CHORLTON, Michael C. A competitor with a type 51A (51126) at the May 1948 Prescott meeting when he recorded a time of 56.55 secs. (comp. no. 63). The car had been imported by Jack Lemon Burton in 1937 and was raced by him before he sold the car to Chorlton. Obituary : “Bugantics” 15/1/44 (?) Chorlton is listed in the 1989 “British Bugatti Register” as a former owner of a type 51 “Built up from mostly new parts on a frame recovered from the extensively modified one previously on the Chorlton Special” this being the car assembled by Keith Butti and later owned by Alan Riley after it had passed throught the hands of Margulies and Hannen.

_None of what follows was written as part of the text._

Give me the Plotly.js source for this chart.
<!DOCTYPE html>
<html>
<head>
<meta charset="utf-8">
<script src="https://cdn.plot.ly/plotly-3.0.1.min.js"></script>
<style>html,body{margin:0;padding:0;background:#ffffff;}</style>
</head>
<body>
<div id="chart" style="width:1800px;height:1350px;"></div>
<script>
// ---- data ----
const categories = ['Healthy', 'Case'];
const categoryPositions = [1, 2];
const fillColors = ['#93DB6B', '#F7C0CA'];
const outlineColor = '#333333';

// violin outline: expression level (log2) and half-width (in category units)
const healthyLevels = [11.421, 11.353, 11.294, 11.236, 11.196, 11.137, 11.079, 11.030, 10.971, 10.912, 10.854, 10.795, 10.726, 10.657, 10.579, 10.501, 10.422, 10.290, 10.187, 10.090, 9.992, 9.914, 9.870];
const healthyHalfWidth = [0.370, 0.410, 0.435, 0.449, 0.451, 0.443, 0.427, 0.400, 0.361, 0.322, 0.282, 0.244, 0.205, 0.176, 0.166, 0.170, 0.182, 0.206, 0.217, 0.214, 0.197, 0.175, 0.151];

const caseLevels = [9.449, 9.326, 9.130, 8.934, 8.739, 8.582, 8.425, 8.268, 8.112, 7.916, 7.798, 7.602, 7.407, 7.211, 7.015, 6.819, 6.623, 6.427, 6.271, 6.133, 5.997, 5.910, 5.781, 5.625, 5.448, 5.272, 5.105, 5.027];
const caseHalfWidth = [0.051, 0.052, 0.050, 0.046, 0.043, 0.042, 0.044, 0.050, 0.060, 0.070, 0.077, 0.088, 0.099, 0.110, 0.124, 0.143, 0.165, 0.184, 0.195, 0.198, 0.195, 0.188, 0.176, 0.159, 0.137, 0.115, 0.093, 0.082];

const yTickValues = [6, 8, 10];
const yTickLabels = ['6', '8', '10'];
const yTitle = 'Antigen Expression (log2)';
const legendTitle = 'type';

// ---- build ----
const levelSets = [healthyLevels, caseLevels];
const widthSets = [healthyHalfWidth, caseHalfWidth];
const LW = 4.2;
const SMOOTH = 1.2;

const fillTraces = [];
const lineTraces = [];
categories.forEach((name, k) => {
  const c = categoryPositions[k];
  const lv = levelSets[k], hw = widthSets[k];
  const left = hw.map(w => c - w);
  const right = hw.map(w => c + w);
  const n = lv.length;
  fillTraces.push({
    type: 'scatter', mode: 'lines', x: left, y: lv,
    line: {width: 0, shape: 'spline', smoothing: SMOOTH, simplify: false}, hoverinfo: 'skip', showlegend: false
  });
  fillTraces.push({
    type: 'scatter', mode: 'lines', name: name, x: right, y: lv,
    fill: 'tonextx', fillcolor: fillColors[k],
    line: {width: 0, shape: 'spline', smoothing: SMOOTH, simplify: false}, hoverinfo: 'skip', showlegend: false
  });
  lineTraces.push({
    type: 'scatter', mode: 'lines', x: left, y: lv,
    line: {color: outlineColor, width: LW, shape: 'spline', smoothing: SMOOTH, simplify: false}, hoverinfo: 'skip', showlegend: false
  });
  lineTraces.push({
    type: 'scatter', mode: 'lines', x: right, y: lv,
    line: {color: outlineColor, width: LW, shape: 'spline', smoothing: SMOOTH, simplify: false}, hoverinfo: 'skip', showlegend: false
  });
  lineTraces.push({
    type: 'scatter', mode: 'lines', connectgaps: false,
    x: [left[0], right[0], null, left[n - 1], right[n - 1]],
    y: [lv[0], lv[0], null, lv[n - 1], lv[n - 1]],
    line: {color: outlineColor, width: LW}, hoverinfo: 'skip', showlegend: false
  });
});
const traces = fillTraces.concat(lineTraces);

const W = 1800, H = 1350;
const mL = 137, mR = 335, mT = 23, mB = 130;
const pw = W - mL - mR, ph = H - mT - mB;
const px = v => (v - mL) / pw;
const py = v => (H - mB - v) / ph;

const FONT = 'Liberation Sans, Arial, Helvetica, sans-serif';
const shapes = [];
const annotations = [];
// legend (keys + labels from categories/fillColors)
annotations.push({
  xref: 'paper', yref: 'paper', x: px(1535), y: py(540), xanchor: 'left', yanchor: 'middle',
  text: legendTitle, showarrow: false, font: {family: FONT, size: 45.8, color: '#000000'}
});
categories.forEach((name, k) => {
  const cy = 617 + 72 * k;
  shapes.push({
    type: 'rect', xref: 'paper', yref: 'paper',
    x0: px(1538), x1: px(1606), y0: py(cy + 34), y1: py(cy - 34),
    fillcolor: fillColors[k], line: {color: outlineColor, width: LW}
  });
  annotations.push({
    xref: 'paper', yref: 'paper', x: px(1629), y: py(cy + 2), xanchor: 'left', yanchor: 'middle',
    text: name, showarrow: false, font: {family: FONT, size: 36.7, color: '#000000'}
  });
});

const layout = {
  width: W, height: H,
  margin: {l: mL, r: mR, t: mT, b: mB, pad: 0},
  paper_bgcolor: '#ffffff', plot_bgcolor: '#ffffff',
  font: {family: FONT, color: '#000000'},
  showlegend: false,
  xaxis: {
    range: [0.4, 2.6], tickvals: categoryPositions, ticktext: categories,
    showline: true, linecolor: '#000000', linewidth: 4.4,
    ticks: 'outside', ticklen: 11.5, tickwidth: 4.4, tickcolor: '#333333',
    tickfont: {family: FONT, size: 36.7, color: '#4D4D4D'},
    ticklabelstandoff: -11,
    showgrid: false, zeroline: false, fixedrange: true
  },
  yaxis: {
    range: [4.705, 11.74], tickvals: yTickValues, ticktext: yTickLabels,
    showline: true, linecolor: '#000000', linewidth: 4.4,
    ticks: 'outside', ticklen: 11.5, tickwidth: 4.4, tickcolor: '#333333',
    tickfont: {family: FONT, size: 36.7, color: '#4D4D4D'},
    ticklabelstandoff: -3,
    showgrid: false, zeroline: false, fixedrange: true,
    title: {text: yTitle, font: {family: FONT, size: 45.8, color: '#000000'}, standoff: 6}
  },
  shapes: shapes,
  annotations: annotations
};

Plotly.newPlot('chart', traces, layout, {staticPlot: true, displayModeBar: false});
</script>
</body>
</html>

i Was quoting from my feeble memory it may well be 51126 not 51127 but the story told me by Ivan is essentially as I have described it.

Author:  Bugwrench [ Mon Sep 28, 2009 11:36 pm ]
Post subject:  Re: [For sale] Bugatti type 40

GCL-Wales wrote:
I have heard that there is strong interest in both the type 40 and type 51 which Martin Chisholm is selling.

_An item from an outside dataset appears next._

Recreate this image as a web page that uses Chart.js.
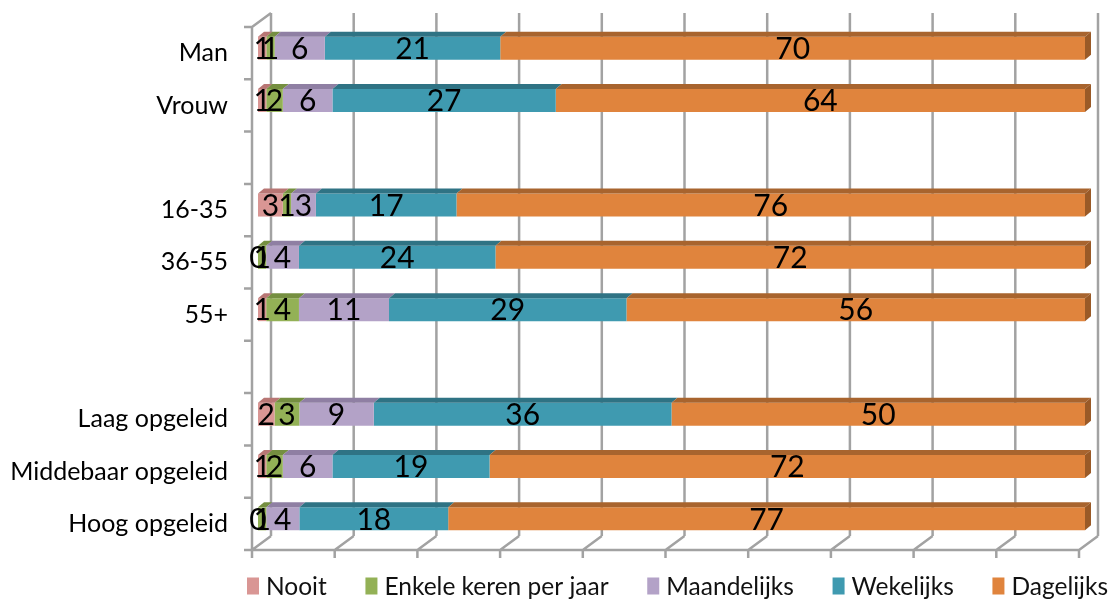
<!DOCTYPE html>
<html>
<head>
<meta charset="utf-8">
<script src="https://cdn.jsdelivr.net/npm/chart.js@4"></script>
<style>
  html, body { margin: 0; padding: 0; background: #fff; }
  #wrap { width: 1115px; height: 603px; }
</style>
</head>
<body>
<div id="wrap"><canvas id="chart"></canvas></div>
<script>
// categories (empty strings are the spacer rows)
const categories = ["Man", "Vrouw", "", "16-35", "36-55", "55+", "", "Laag opgeleid", "Middebaar opgeleid", "Hoog opgeleid"];

// values per series, as printed in the bars
const nooit       = [1, 1, null, 3, 0, 1, null, 2, 1, 0];
const enkele      = [1, 2, null, 1, 1, 4, null, 3, 2, 1];
const maandelijks = [6, 6, null, 3, 4, 11, null, 9, 6, 4];
const wekelijks   = [21, 27, null, 17, 24, 29, null, 36, 19, 18];
const dagelijks   = [70, 64, null, 76, 72, 56, null, 50, 72, 77];

const seriesNames = ["Nooit", "Enkele keren per jaar", "Maandelijks", "Wekelijks", "Dagelijks"];
const seriesValues = [nooit, enkele, maandelijks, wekelijks, dagelijks];
const frontColors = ["#d99694", "#93b156", "#b3a2c7", "#3f9ab0", "#e0843d"];
const topColors   = ["#b87674", "#758f40", "#8f7fa3", "#2f7384", "#a8642e"];
const sideColor   = "#9a5a27";

// 100% stacked: every row is scaled to its own total
const totals = categories.map((c, i) =>
  seriesValues.reduce((s, arr) => s + (arr[i] || 0), 0));

const datasets = seriesNames.map((name, k) => ({
  label: name,
  raw: seriesValues[k],
  data: seriesValues[k].map((v, i) => v === null ? null : v / totals[i] * 100),
  backgroundColor: frontColors[k],
  topColor: topColors[k],
  borderWidth: 0,
  barPercentage: 0.44,
  categoryPercentage: 1
}));

const FONT = "Lato, 'Open Sans', sans-serif";

// walls, floor and grid of the 3D look, placed from the x scale ticks
const frame3d = {
  id: "frame3d",
  beforeDatasetsDraw(chart) {
    const { ctx, chartArea: a, scales: { x } } = chart;
    const fx = -6, fy = 5, bx = 13, by = -9;
    ctx.save();
    ctx.strokeStyle = "#a2a2a2";
    ctx.lineWidth = 2.5;
    ctx.beginPath();
    x.ticks.forEach(t => {
      const px = x.getPixelForValue(t.value);
      ctx.moveTo(px + bx, a.top + by);
      ctx.lineTo(px + bx, a.bottom + by);
      ctx.moveTo(px + fx, a.bottom + fy);
      ctx.lineTo(px + bx, a.bottom + by);
      ctx.moveTo(px + fx, a.bottom + fy);
      ctx.lineTo(px + fx, a.bottom + fy + 8);
    });
    const x0 = x.getPixelForValue(x.min), x1 = x.getPixelForValue(x.max);
    ctx.moveTo(x0 + fx, a.bottom + fy);
    ctx.lineTo(x1 + fx, a.bottom + fy);
    ctx.moveTo(x0 + fx, a.top + fy);
    ctx.lineTo(x0 + fx, a.bottom + fy);
    ctx.moveTo(x0 + fx, a.top + fy);
    ctx.lineTo(x0 + bx, a.top + by);
    const step = a.height / categories.length;
    for (let i = 0; i <= categories.length; i++) {
      const yy = a.top + fy + i * step;
      ctx.moveTo(x0 + fx - 8, yy);
      ctx.lineTo(x0 + fx, yy);
    }
    ctx.stroke();
    ctx.restore();
  },
  afterDatasetsDraw(chart) {
    const ctx = chart.ctx;
    const dx = 6, dy = 5;
    const last = chart.data.datasets.length - 1;
    ctx.save();
    chart.data.datasets.forEach((ds, k) => {
      chart.getDatasetMeta(k).data.forEach((el, i) => {
        if (ds.data[i] === null) return;
        const { x, y, base, height } = el.getProps(["x", "y", "base", "height"], true);
        const top = y - height / 2, bottom = y + height / 2;
        if (x - base > 0) {
          ctx.fillStyle = ds.topColor;
          ctx.beginPath();
          ctx.moveTo(base, top);
          ctx.lineTo(base + dx, top - dy);
          ctx.lineTo(x + dx, top - dy);
          ctx.lineTo(x, top);
          ctx.closePath();
          ctx.fill();
        }
        if (k === last) {
          ctx.fillStyle = sideColor;
          ctx.beginPath();
          ctx.moveTo(x, top);
          ctx.lineTo(x + dx, top - dy);
          ctx.lineTo(x + dx, bottom - dy);
          ctx.lineTo(x, bottom);
          ctx.closePath();
          ctx.fill();
        }
      });
    });
    ctx.restore();
  },
  afterDraw(chart) {
    const ctx = chart.ctx;
    ctx.save();
    // value labels in the middle of each segment
    ctx.font = "30px " + FONT;
    ctx.fillStyle = "#000";
    ctx.textAlign = "center";
    ctx.textBaseline = "middle";
    chart.data.datasets.forEach((ds, k) => {
      chart.getDatasetMeta(k).data.forEach((el, i) => {
        if (ds.raw[i] === null) return;
        const { x, y, base } = el.getProps(["x", "y", "base"], true);
        ctx.fillText(String(ds.raw[i]), (x + base) / 2, y + 1);
      });
    });

    // legend row under the floor, spread from 247 to 1108 like the original
    ctx.font = "24.5px " + FONT;
    ctx.textAlign = "left";
    const box = 12, gapText = 7, left = 247, right = 1108, cy = 586;
    const widths = chart.data.datasets.map(ds => box + gapText + ctx.measureText(ds.label).width);
    const gap = (right - left - widths.reduce((s, w) => s + w, 0)) / (widths.length - 1);
    let lx = left;
    chart.data.datasets.forEach((ds, k) => {
      ctx.fillStyle = ds.backgroundColor;
      ctx.fillRect(lx, cy - 8.5, box, 17);
      ctx.fillStyle = "#111";
      ctx.fillText(ds.label, lx + box + gapText, cy + 1);
      lx += widths[k] + gap;
    });
    ctx.restore();
  }
};

new Chart(document.getElementById("chart"), {
  type: "bar",
  data: { labels: categories, datasets: datasets },
  plugins: [frame3d],
  options: {
    indexAxis: "y",
    responsive: true,
    maintainAspectRatio: false,
    animation: false,
    events: [],
    layout: { padding: { left: 10, right: 30, top: 22, bottom: 58 } },
    scales: {
      x: {
        stacked: true,
        min: 0,
        max: 100,
        ticks: { stepSize: 10, display: false },
        grid: { display: false },
        border: { display: false },
        afterFit(s) { s.height = 0; }
      },
      y: {
        stacked: true,
        grid: {
          display: true,
          drawOnChartArea: false,
          drawTicks: true,
          tickLength: 30,
          color: "rgba(0,0,0,0)"
        },
        border: { display: false },
        ticks: {
          color: "#000",
          padding: 0,
          labelOffset: 5,
          autoSkip: false,
          font: { family: FONT, size: 25 }
        },
        afterFit(s) { s.width = 248; }
      }
    },
    plugins: {
      legend: { display: false },
      tooltip: { enabled: false }
    }
  }
});
</script>
</body>
</html>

I consider £250K a bit high for a modern bodied T40. The conversion to alloy wheels and matching brakes was done using new Brineton parts no doubt and could easily be modified if originality is wanted.
A dogbox in a T40 is a very nice thing to have. The T40/43/44 box is not Ettores best design. For the lower revving engines it is OK but if you are in a hurry with a T40 you need the revs and changing gear at 5k+ with the standard box is not a happy experience.
Bugwrench

Author:  Lazarus [ Tue Sep 29, 2009 6:20 am ]
Post subject:  Re: [For sale] Bugatti type 40

Bugwrench wrote:
GCL-Wales wrote:
I have heard that there is strong interest in both the type 40 and type 51 which Martin Chisholm is selling.

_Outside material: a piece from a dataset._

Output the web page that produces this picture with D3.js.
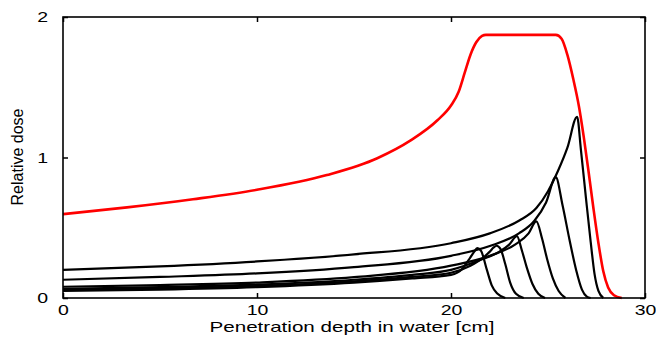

I consider £250K a bit high for a modern bodied T40. The conversion to alloy wheels and matching brakes was done using new Brineton parts no doubt and could easily be modified if originality is wanted.
A dogbox in a T40 is a very nice thing to have. The T40/43/44 box is not Ettores best design. For the lower revving engines it is OK but if you are in a hurry with a T40 you need the revs and changing gear at 5k+ with the standard box is not a happy experience.
Bugwrench

oh dear,am I the only person who can still double de clutch? :lol: :lol: :lol:

Author:  Bugwrench [ Tue Sep 29, 2009 9:15 am ]
Post subject:  Re: [For sale] Bugatti type 40

Lazarus wrote:
oh dear,am I the only person who can still double de clutch? :lol: :lol: :lol:

Sorry wrong remark!
As a technician and knowledgable about the Bugatti technical matters I expected you to be aware of the design error made by Ettore in the T40/43/44 gearbox. Have a look and you will understand.
Bugwrench

Author:  Lazarus [ Tue Sep 29, 2009 1:48 pm ]
Post subject:  Re: [For sale] Bugatti type 40

Bugwrench wrote:
Lazarus wrote:
oh dear,am I the only person who can still double de clutch? :lol: :lol: :lol:

Sorry wrong remark!
As a technician and knowledgable about the Bugatti technical matters I expected you to be aware of the design error made by Ettore in the T40/43/44 gearbox. Have a look and you will understand.
Bugwrench

i am well aware that you pick up reverse as you pass through the box.My remark was somewhat tongue in cheek.As i am sure you knew.I would still rather have the Brescia version, with suitable ratios, than the modern conversion.